The honest take on the “lakehouse” debate
The term is partly marketing. Databricks pushed it heavily. Critics point out that “putting a metadata layer on top of files” was already what Hive did 15 years ago. What is genuinely new is:
- The open table formats (Iceberg, Delta, Hudi) handle real ACID transactions, not just metadata.
- Cloud engines like BigQuery and Snowflake now read these formats directly, breaking the old “you have to use Spark on Databricks” lock-in.
- The economics actually work because object storage is so cheap.
So the idea is real, even if the word is overused. The practical question for a team is “do we keep growing the warehouse, or do we move some workloads onto Iceberg in our lake?” The honest answer is “depends on cost, scale, and how mixed your tooling is.”
Common confusions interviewers want you to clear up
- “Lake means unstructured.” Wrong. A lake can hold tidy Parquet tables. The point is where and how managed, not how messy.
- “Lakehouse replaces the warehouse.” Rarely true in practice. Warehouses are still better for sub-second BI on curated marts. Most teams use both.
- “Lake is free.” Storage is cheap, but query cost (Athena, Spark) can rival warehouse cost if you scan badly.
- “Iceberg is a database.” No, it is a table format spec.

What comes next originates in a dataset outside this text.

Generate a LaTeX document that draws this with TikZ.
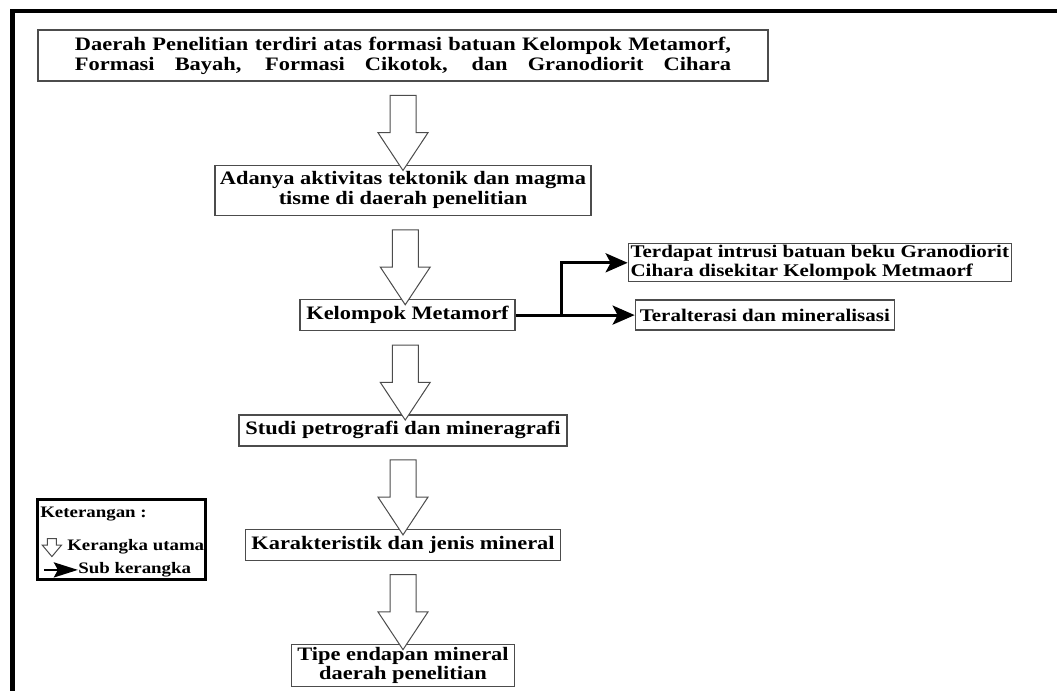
\documentclass[tikz,border=0pt]{standalone}
\usepackage{fontspec}
\setmainfont{Liberation Serif}[FakeStretch=1.18]
\usepackage{tikz}
\usetikzlibrary{shapes.arrows, arrows.meta, positioning, calc}
\tikzstyle{mainbox} = [
  draw=black!70, line width=0.65pt, fill=white,
  inner sep=1pt, align=center,
  font=\bfseries\fontsize{9.5}{10}\selectfont
]
\tikzstyle{subbox} = [
  draw=black!70, line width=0.65pt, fill=white,
  inner sep=0.5pt,
  font=\bfseries\fontsize{8.9}{7.8}\selectfont
]
\tikzstyle{mainarrow} = [
  single arrow, rotate=-90, draw=black!70, line width=0.5pt, fill=white,
  minimum height=37.5pt, inner xsep=0pt, inner ysep=6.25pt,
  single arrow head extend=6pt, single arrow tip angle=67
]
\tikzstyle{legarrow} = [
  single arrow, rotate=-90, draw=black!70, line width=0.5pt, fill=white,
  minimum height=9pt, inner xsep=0pt, inner ysep=2pt,
  single arrow head extend=2.6pt, single arrow tip angle=80
]
\tikzstyle{subarrow} = [
  -{Stealth[length=11pt, width=9.5pt, inset=2.5pt]},
  line width=1.6pt, color=black
]
\tikzstyle{legsubarrow} = [
  -{Stealth[length=12pt, width=7.5pt, inset=2pt]},
  line width=1.3pt, color=black
]
\tikzstyle{legendbox} = [draw=black, line width=1.6pt, fill=white]
\tikzstyle{legtext} = [inner sep=0pt, font=\bfseries\fontsize{8}{9}\selectfont]
\tikzstyle{frameline} = [line width=2.2pt, color=black]

\begin{document}
\begin{tikzpicture}[x=0.5pt, y=-0.5pt]

  \useasboundingbox (0,0) rectangle (1057,691);
  \draw[frameline] (1057,11) -| (12.5,691);

  % main chain
  \node[mainbox, minimum width=365pt, minimum height=25.5pt] (region) at (403,55.5)
    {\makebox[328pt][s]{Daerah Penelitian terdiri atas formasi batuan Kelompok Metamorf,}\\
     \makebox[328pt][s]{Formasi Bayah, Formasi Cikotok, dan Granodiorit Cihara}};
  \node[mainbox, minimum width=188pt, minimum height=25pt, below=41.5pt of region]
    (tectonic) {Adanya aktivitas tektonik dan magma\\tisme di daerah penelitian};
  \node[mainbox, minimum width=107.5pt, minimum height=15.5pt,
        below=41.5pt of tectonic, xshift=2.25pt]
    (metamorf) {Kelompok Metamorf};
  \node[mainbox, minimum width=164pt, minimum height=15.5pt,
        below=41.5pt of metamorf, xshift=-2.25pt]
    (petro) {Studi petrografi dan mineragrafi};
  \node[mainbox, minimum width=157.5pt, minimum height=15.5pt, below=41pt of petro]
    (character) {Karakteristik dan jenis mineral};
  \node[mainbox, minimum width=111.5pt, minimum height=21pt, below=41.5pt of character,
        font=\bfseries\fontsize{9.5}{8.5}\selectfont]
    (deposit) {Tipe endapan mineral\\daerah penelitian};

  \node[mainarrow] (arrowa) at ($(region.south)!0.5!(tectonic.north)$) {};
  \node[mainarrow] (arrowb) at ($(tectonic.south)!0.5!(metamorf.north)$) {};
  \node[mainarrow] (arrowc) at ($(metamorf.south)!0.5!(petro.north)$) {};
  \node[mainarrow] (arrowd) at ($(petro.south)!0.5!(character.north)$) {};
  \node[mainarrow] (arrowe) at ($(character.south)!0.5!(deposit.north)$) {};

  % sub chain
  \node[subbox, minimum width=129.5pt, minimum height=15pt, right=59.5pt of metamorf]
    (altered) {Teralterasi dan mineralisasi};
  \node[subbox, align=left, minimum width=191.5pt, minimum height=19pt,
        above=8.5pt of altered.north west, anchor=south west, xshift=-3.5pt]
    (intrusion) {Terdapat intrusi batuan beku Granodiorit\\Cihara disekitar Kelompok Metmaorf};
  \coordinate[right=23pt of metamorf.east] (split);

  \draw[subarrow] (metamorf) -- (altered);
  \draw[subarrow] (split) |- (intrusion);

  % legend
  \node[legendbox, minimum width=84pt, minimum height=40pt] (legend) at (121.5,539.5) {};
  \node[legtext, below right=4.5pt and 2pt of legend.north west] (ket) {Keterangan :};
  \node[legarrow] (legmain) at ($(legend.north west)+(8pt,-23.5pt)$) {};
  \node[legtext, anchor=west] (legmaintext) at ($(legend.north west)+(15.5pt,-24.5pt)$)
    {Kerangka utama};
  \node[legtext, anchor=west] (legsubtext) at ($(legend.north west)+(21pt,-36pt)$)
    {Sub kerangka};
  \coordinate[left=17pt of legsubtext.west] (legsubtail);
  \draw[legsubarrow] (legsubtail) -- (legsubtext.west);

\end{tikzpicture}
\end{document}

You still need an engine to read or write it.
Bonus follow-up the interviewer might throw
“If you were starting from scratch today for a small startup, what would you pick?”
For a small startup, the simplest answer is: land raw in cheap object storage, use a managed warehouse (BigQuery or Snowflake) for everything analytical, and only adopt Iceberg or Delta when warehouse costs become painful or you have multi-engine needs. Going lakehouse-first adds operational complexity that a five-person team usually does not need.